A few weeks back, upgraded to VCSA 8.0 U2a, and I do have file based backups running every night. I had an unexpected shutdown of my NAS the other night, and afterwards the VCSA services would not start with the error below:
Error executing start on service applmgmt. Details {
"detail": [
{
"id": "install.ciscommon.service.failstart",
"translatable": "An error occurred while starting service '%(0)s'",
"args": [
"applmgmt"
],
"localized": "An error occurred while starting service 'applmgmt'"
}
],
"componentKey": null,
"problemId": null,
"resolution": null
}
Service-control failed. Error: {
"detail": [
{
"id": "install.ciscommon.service.failstart",
"translatable": "An error occurred while starting service '%(0)s'",
"args": [
"applmgmt"
],
"localized": "An error occurred while starting service 'applmgmt'"
}
],
"componentKey": null,
"problemId": null,
"resolution": null
}
I get this with just about all services when I try to start it up.
Now, I figure "heck, I got's backups, no worries" so I deleted the VCSA VM and deployed a new one, restoring from backups. Well, the restore never completes because the services won't start with the same error above. I have tried several different backups and they all have the same issue.
Of course, I also have to "tweak" the partition sizes to even get the restore going because a couple of partitions are way bigger than they should be and I guess this is an artifact of having upgraded from VCSA 6.7 through to 7 then to 8. I plan to fix this by migrating to a new appliance once I get things up and going again, but can't get to that point.
Any thoughts on what the heck is going on? This is my lab, but this is a pre-test for work so if I can't get a restore to function then I need to figure out if I will upgrade my VCSA 7.0 U3p to 8 or not, or if this is truly a bug with 8 U2a that is fixed in later versions.
@Tibmeister - Have you checked the partition state when this is happening? Eg login via SSH and run df -h to check usage, and make sure none of the partitions are full?

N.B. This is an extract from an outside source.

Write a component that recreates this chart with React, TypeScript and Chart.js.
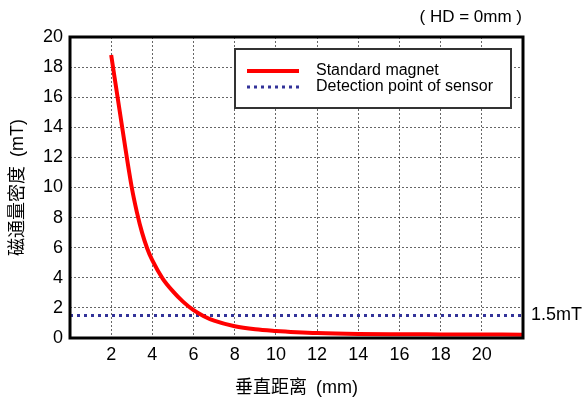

One of the first things I did. Outside of / everything's under 5% utilized. I really don't want to have to rebuild a new vCenter and go through all the tweaking...
I guess a brand new rebuild is in order, which does not bode well for needing to do this in my production environment.
Brand new vCenter, up for 24 hours, had a iSCSI blip, and trashed. This was a brand new built 8.0 u2b deployment, so what gives, has vCenter really become such a sensitive flower? If so then we need to be able to run it bare metal because things happen with storage that is not 100% local.
Several reboots and the VCSA came back to life. Very strange indeed.